Exercise description — Skip the pictures and repeat each line of the data exactly.

Supplied information —
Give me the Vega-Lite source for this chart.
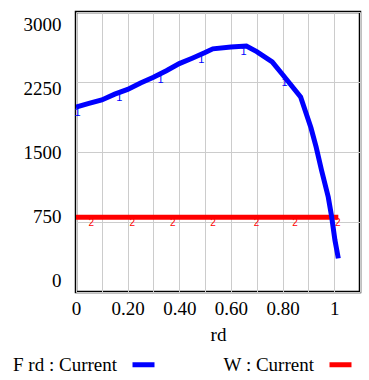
{
  "$schema": "https://vega.github.io/schema/vega-lite/v6.json",
  "width": 284,
  "height": 280,
  "autosize": "none",
  "padding": {"left": 76, "top": 12, "right": 9, "bottom": 88},
  "background": "white",
  "config": {
    "font": "Liberation Serif",
    "view": {"stroke": "black", "strokeWidth": 2.5},
    "axis": {
      "labelFont": "Liberation Serif", "labelFontSize": 19, "labelColor": "black",
      "titleFont": "Liberation Serif", "titleFontSize": 19, "titleFontWeight": "normal", "titleColor": "black",
      "gridColor": "#cccccc", "gridWidth": 1, "ticks": false, "domain": false
    }
  },
  "datasets": {
    "F": [
      {"rd": 0, "v": 1980}, {"rd": 0.05, "v": 2020}, {"rd": 0.1, "v": 2058}, {"rd": 0.15, "v": 2120},
      {"rd": 0.2, "v": 2170}, {"rd": 0.25, "v": 2240}, {"rd": 0.3, "v": 2300}, {"rd": 0.35, "v": 2370},
      {"rd": 0.4, "v": 2447}, {"rd": 0.45, "v": 2505}, {"rd": 0.5, "v": 2565}, {"rd": 0.53, "v": 2605},
      {"rd": 0.6, "v": 2625}, {"rd": 0.66, "v": 2635}, {"rd": 0.7, "v": 2575}, {"rd": 0.76, "v": 2465},
      {"rd": 0.8, "v": 2330}, {"rd": 0.87, "v": 2089}, {"rd": 0.91, "v": 1760}, {"rd": 0.93, "v": 1554},
      {"rd": 0.951, "v": 1304}, {"rd": 0.977, "v": 1018}, {"rd": 0.99, "v": 810}, {"rd": 1.003, "v": 554},
      {"rd": 1.009, "v": 465}, {"rd": 1.016, "v": 360}
    ],
    "W": [{"rd": 0, "v": 800}, {"rd": 1.016, "v": 800}],
    "F1": [
      {"rd": 0.006, "v": 1985, "m": "1"}, {"rd": 0.168, "v": 2140, "m": "1"}, {"rd": 0.328, "v": 2340, "m": "1"},
      {"rd": 0.485, "v": 2550, "m": "1"}, {"rd": 0.649, "v": 2633, "m": "1"}, {"rd": 0.808, "v": 2300, "m": "1"}
    ],
    "W2": [
      {"rd": 0.059, "v": 800, "m": "2"}, {"rd": 0.218, "v": 800, "m": "2"}, {"rd": 0.375, "v": 800, "m": "2"},
      {"rd": 0.531, "v": 800, "m": "2"}, {"rd": 0.699, "v": 800, "m": "2"}, {"rd": 0.848, "v": 800, "m": "2"},
      {"rd": 1.014, "v": 800, "m": "2"}
    ]
  },
  "encoding": {
    "x": {
      "field": "rd", "type": "quantitative",
      "scale": {"domain": [0, 1.1], "nice": false, "zero": false},
      "axis": {
        "values": [0, 0.1, 0.2, 0.3, 0.4, 0.5, 0.6, 0.7, 0.8, 0.9, 1, 1.1],
        "labelExpr": "datum.value == 0 ? '0' : datum.value == 1 ? '1' : (datum.value < 1 && round(datum.value * 10) % 2 == 0) ? format(datum.value, '.2f') : ''",
        "labelPadding": 7, "titlePadding": 7, "title": "rd", "labelFlush": false, "labelOverlap": false
      }
    },
    "y": {
      "field": "v", "type": "quantitative",
      "scale": {"domain": [0, 3000], "nice": false},
      "axis": {
        "values": [0, 750, 1500, 2250, 3000], "format": "d",
        "title": null, "labelPadding": 15, "labelFlush": false, "labelOverlap": false,
        "labelOffset": {"expr": "-11.6 + datum.value * 0.008"}
      }
    }
  },
  "layer": [
    {
      "data": {"name": "W"},
      "mark": {"type": "line", "strokeWidth": 5, "clip": true},
      "encoding": {
        "color": {
          "datum": "W : Current", "type": "nominal",
          "scale": {"domain": ["F rd : Current", "W : Current"], "range": ["#0000ff", "#ff0000"]},
          "legend": {
            "orient": "none", "legendX": 54, "legendY": 339, "direction": "horizontal", "title": null,
            "symbolType": "stroke", "symbolStrokeWidth": 5, "symbolSize": 484,
            "labelFont": "Liberation Serif", "labelFontSize": 19, "labelColor": "black",
            "labelAlign": "right", "labelOffset": -40, "columnPadding": 58, "labelLimit": 0
          }
        }
      }
    },
    {
      "data": {"name": "W2"},
      "mark": {"type": "text", "color": "#ff0000", "font": "Liberation Sans", "fontSize": 10, "baseline": "top", "dy": 1},
      "encoding": {"text": {"field": "m"}}
    },
    {
      "data": {"name": "F"},
      "mark": {"type": "line", "strokeWidth": 5, "clip": true},
      "encoding": {"color": {"datum": "F rd : Current", "type": "nominal"}}
    },
    {
      "data": {"name": "F1"},
      "mark": {"type": "text", "color": "#0000ff", "font": "Liberation Sans", "fontSize": 11, "baseline": "top", "dy": 0},
      "encoding": {"text": {"field": "m"}}
    }
  ]
}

Exercise solution —
Give me the Vega-Lite source for this chart.
{
  "$schema": "https://vega.github.io/schema/vega-lite/v6.json",
  "width": 284,
  "height": 280,
  "autosize": "none",
  "padding": {"left": 76, "top": 12, "right": 9, "bottom": 88},
  "background": "white",
  "config": {
    "font": "Liberation Serif",
    "view": {"stroke": "black", "strokeWidth": 2.5},
    "axis": {
      "labelFont": "Liberation Serif", "labelFontSize": 19, "labelColor": "black",
      "titleFont": "Liberation Serif", "titleFontSize": 19, "titleFontWeight": "normal", "titleColor": "black",
      "gridColor": "#cccccc", "gridWidth": 1, "ticks": false, "domain": false
    }
  },
  "datasets": {
    "F": [
      {"rd": 0, "v": 1980}, {"rd": 0.05, "v": 2020}, {"rd": 0.1, "v": 2058}, {"rd": 0.15, "v": 2120},
      {"rd": 0.2, "v": 2170}, {"rd": 0.25, "v": 2240}, {"rd": 0.3, "v": 2300}, {"rd": 0.35, "v": 2370},
      {"rd": 0.4, "v": 2447}, {"rd": 0.45, "v": 2505}, {"rd": 0.5, "v": 2565}, {"rd": 0.53, "v": 2605},
      {"rd": 0.6, "v": 2625}, {"rd": 0.66, "v": 2635}, {"rd": 0.7, "v": 2575}, {"rd": 0.76, "v": 2465},
      {"rd": 0.8, "v": 2330}, {"rd": 0.87, "v": 2089}, {"rd": 0.91, "v": 1760}, {"rd": 0.93, "v": 1554},
      {"rd": 0.951, "v": 1304}, {"rd": 0.977, "v": 1018}, {"rd": 0.99, "v": 810}, {"rd": 1.003, "v": 554},
      {"rd": 1.009, "v": 465}, {"rd": 1.016, "v": 360}
    ],
    "W": [{"rd": 0, "v": 800}, {"rd": 1.016, "v": 800}],
    "F1": [
      {"rd": 0.006, "v": 1985, "m": "1"}, {"rd": 0.168, "v": 2140, "m": "1"}, {"rd": 0.328, "v": 2340, "m": "1"},
      {"rd": 0.485, "v": 2550, "m": "1"}, {"rd": 0.649, "v": 2633, "m": "1"}, {"rd": 0.808, "v": 2300, "m": "1"}
    ],
    "W2": [
      {"rd": 0.059, "v": 800, "m": "2"}, {"rd": 0.218, "v": 800, "m": "2"}, {"rd": 0.375, "v": 800, "m": "2"},
      {"rd": 0.531, "v": 800, "m": "2"}, {"rd": 0.699, "v": 800, "m": "2"}, {"rd": 0.848, "v": 800, "m": "2"},
      {"rd": 1.014, "v": 800, "m": "2"}
    ]
  },
  "encoding": {
    "x": {
      "field": "rd", "type": "quantitative",
      "scale": {"domain": [0, 1.1], "nice": false, "zero": false},
      "axis": {
        "values": [0, 0.1, 0.2, 0.3, 0.4, 0.5, 0.6, 0.7, 0.8, 0.9, 1, 1.1],
        "labelExpr": "datum.value == 0 ? '0' : datum.value == 1 ? '1' : (datum.value < 1 && round(datum.value * 10) % 2 == 0) ? format(datum.value, '.2f') : ''",
        "labelPadding": 7, "titlePadding": 7, "title": "rd", "labelFlush": false, "labelOverlap": false
      }
    },
    "y": {
      "field": "v", "type": "quantitative",
      "scale": {"domain": [0, 3000], "nice": false},
      "axis": {
        "values": [0, 750, 1500, 2250, 3000], "format": "d",
        "title": null, "labelPadding": 15, "labelFlush": false, "labelOverlap": false,
        "labelOffset": {"expr": "-11.6 + datum.value * 0.008"}
      }
    }
  },
  "layer": [
    {
      "data": {"name": "W"},
      "mark": {"type": "line", "strokeWidth": 5, "clip": true},
      "encoding": {
        "color": {
          "datum": "W : Current", "type": "nominal",
          "scale": {"domain": ["F rd : Current", "W : Current"], "range": ["#0000ff", "#ff0000"]},
          "legend": {
            "orient": "none", "legendX": 54, "legendY": 339, "direction": "horizontal", "title": null,
            "symbolType": "stroke", "symbolStrokeWidth": 5, "symbolSize": 484,
            "labelFont": "Liberation Serif", "labelFontSize": 19, "labelColor": "black",
            "labelAlign": "right", "labelOffset": -40, "columnPadding": 58, "labelLimit": 0
          }
        }
      }
    },
    {
      "data": {"name": "W2"},
      "mark": {"type": "text", "color": "#ff0000", "font": "Liberation Sans", "fontSize": 10, "baseline": "top", "dy": 1},
      "encoding": {"text": {"field": "m"}}
    },
    {
      "data": {"name": "F"},
      "mark": {"type": "line", "strokeWidth": 5, "clip": true},
      "encoding": {"color": {"datum": "F rd : Current", "type": "nominal"}}
    },
    {
      "data": {"name": "F1"},
      "mark": {"type": "text", "color": "#0000ff", "font": "Liberation Sans", "fontSize": 11, "baseline": "top", "dy": 0},
      "encoding": {"text": {"field": "m"}}
    }
  ]
}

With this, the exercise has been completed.